1) I feel that the authors judgement of the three kinds of emergent constraints is strongly biased in favor of type 1. The constraint of type 1 seems to be given more confidence than the ones of type 2 and 3. I find little to no justification why this should be the case. For example, the authors mention that the EC that relates past warming to TCR is likely robust. So far, I do not see why this should necessarily be the case. What if a tipping point occurs: freshening of the Southern Ocean shuts down deep convection and no warm subsurface waters comes to the surface and heat uptake would be altered? The very different sea ice extent in the CMIP5 and CMIP6 models could move this moment to the early 21st century or to the end of the 21st century or even into the 22nd century. As such, it would also have strong consequences for the TCR and historic warming. historic warming due to a change in albedo and cannot act as a factor later on? An example is the NorESM model that has a huge Southern Ocean Sea ice mass, much larger than the other models but a rather normal extent, suggesting that a very thick part of sea ice exist. Whereas the first sea ice (thin) disappears quickly, the thick part takes centuries to disappear. Or what if Arctic Sea Ice was melted early in the model and resulted in a strong albedo change but in others this comes later, maybe even after the 70 years of the 1% run that is used to quantify TCR? Without a mechanistic explanation, historic vs future trend relationship could potentially be pure ‘luck’. I would argue that a type 1 constraint is, without a mechanistic explanation of the underlying processes, much less robust than an EC that identifies the driving process. What intrigues me in this example (Tokarska et al., 2020) even more is that the slope of the EC changes from CMIP5 to CMIP6 by around 100%. So, an overestimation of the historic warming by 0.1°C would have a twice as large effect on TCR. This suggest that other processes are in place and merits more discussion and that two relationships are found in both model ensembles but apparently not the same. This seems to remain undiscussed in that paper and in this review, which assesses other types of constraints much more critical. Having said all this, I find the claim that type 1 constraints are more robust unfounded.

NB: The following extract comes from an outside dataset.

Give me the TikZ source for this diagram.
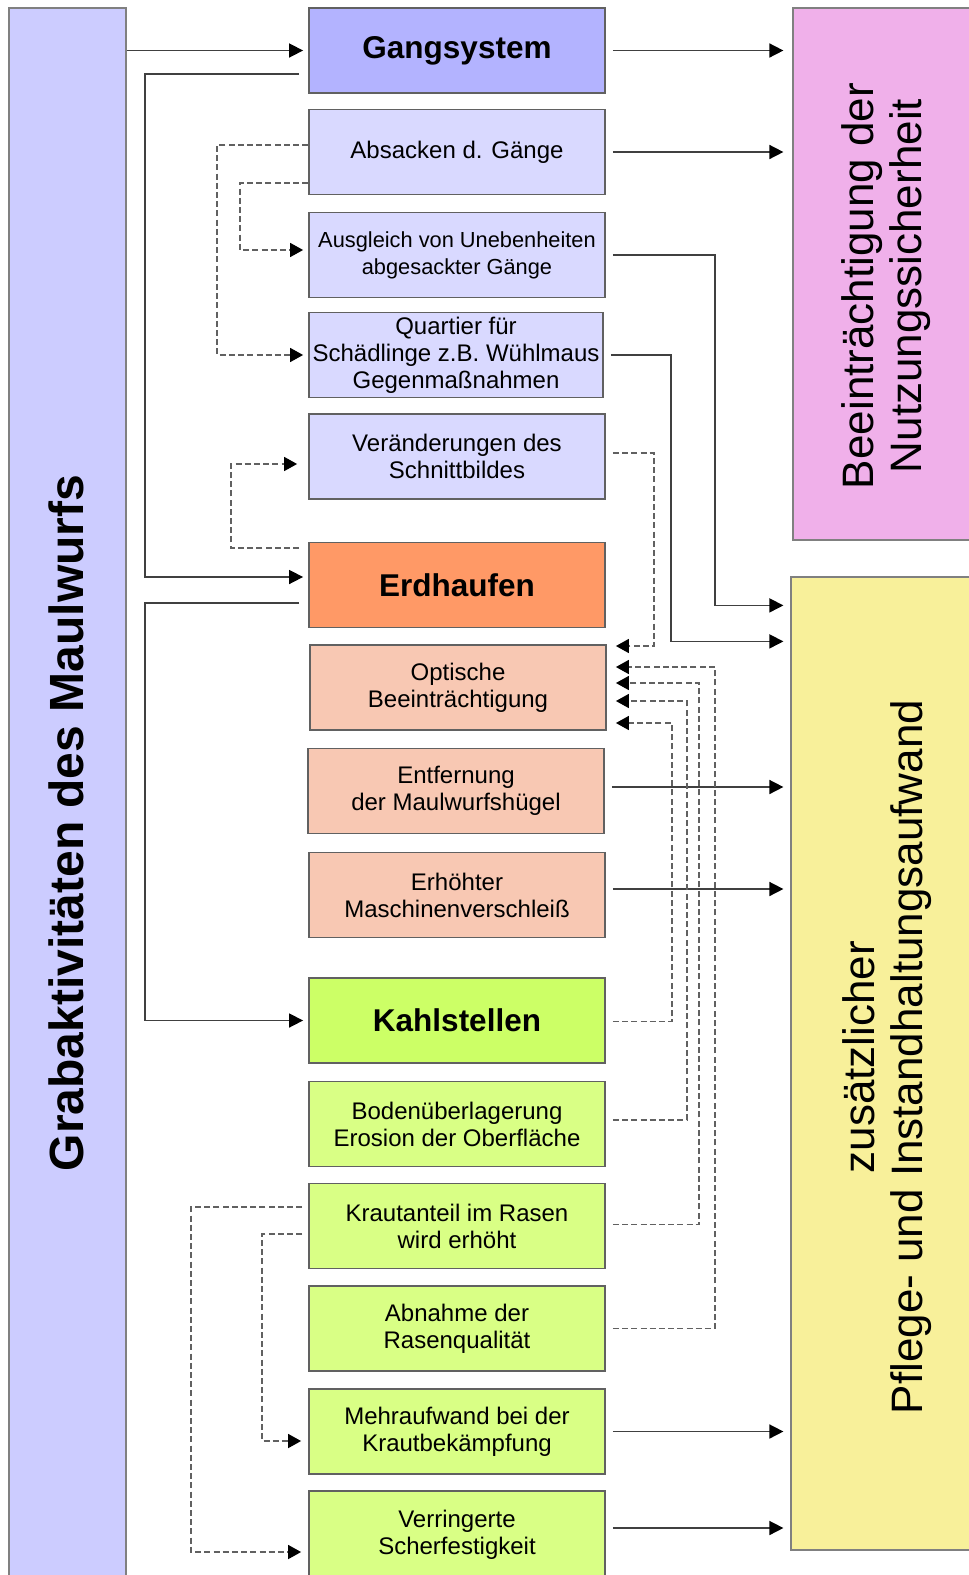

2) On the other hand, type 2 constraints are more criticized although they identified the leading process. It states, “A plausible, robust, process-based EC is still conditional on the plausibility of the relevant process as it is represented in the class of models used in the ensemble.” In many cases, these processes are demonstrated in observational studies. For example, Terhaar et al. (2020) have found their EC after observational studies indicated that deep water formation in the Barents Sea is responsible for most of the anthropogenic carbon inventory change in the Arctic Ocean. From my perspective, this is more robust: Identifying with observations the dominant process for a projection, see how this process is represented in models and see if the observational-based hypothesis holds in models. If this is the case, the EC should be considered very robust.
3) This leads me to my main criticism, which was in my opinion not sufficiently addressed in the responses. The authors ‘unload’ model shortcomings almost entirely on the ECs and argue that model projections do not have uncertainties. However, the IPCC report and multiple studies use the standard deviation across a model ensemble as uncertainty and the mean of the entire ensemble (or a subsample after excluding physically wrong models) as the best estimate. I hence strongly disagree with the response that MME do not make a statement about uncertainties. Like all scientific studies, the method of EC is not perfect and never claims. It, however, can help to analyze a model ensemble and to learn about its strengths and weaknesses. I will try to make my point clear with the simple example in the paper. First, the authors show that not assuming the deep ocean can lead to a wrong constraint on T280 warming by using the T70 warming. This is indeed the case; however, it is not an issue with the emergent constraint. The problem lies in the models that do not consider a deep ocean. If our knowledge does not include the deep ocean, we would expect the warming as simulated by model 1. The difference lies thus only in the difference of lambda, which itself would depend on how the feedback mechanisms are calculated. Within that model ensemble with very different lambdas, knowledge of the ‘real’ lambda or T70 would indeed improve the projection of that model ensemble. The EC would give the most likely projection assuming no deep ocean exist and hence improve the projection of such a model ensemble. This is, however, not reality, but that is due to the models and not the way these models are analyzed. The example in this manuscript is hence rather an example why model shortcomings are a problem and not emergent constraints. I think a fundamental misunderstanding between the authors and me is the way we interpret emergent constraints. To me emergent constraints help to analyze existing model outputs. To that extent they cannot erase strong shortcomings like missing processes (in most cases). They can however reduce uncertainties in the model ensemble because of how the existing knowledge is numerically represented (see lambda example). They hence reduce the uncertainties in existing projections and can account for an identified bias, but they may miss biases if all models do.
4) In the Conclusions, the authors argue that EC is effectively model weighting. I disagree. No model is weighted when using emergent constraints. An important mechanism is identified for a projection and that mechanism relates the predictor and predictand in the same way across all models, they are equally weighted.
5) In general, I have the feeling, that the authors and me agree but that that the assessment of EC depends on the variable that is constrained. A local advection driven process, such as Cant uptake in the Southern Ocean, can by observations and models be linked to the formation of mode and intermediate waters. ECS or TCR are, however, depended on many different variables and unlikely to be constrained by one single process. I think this difference should be emphasized more strongly, especially given the Conclusions about multi-variable metrics. Overall, I feel that the ECs that constrain a local process are being taken prisoners by the often-spurious ECS constraints.
6) Could you add prediction intervals and r2 values on figure 1 please. That would help a lot.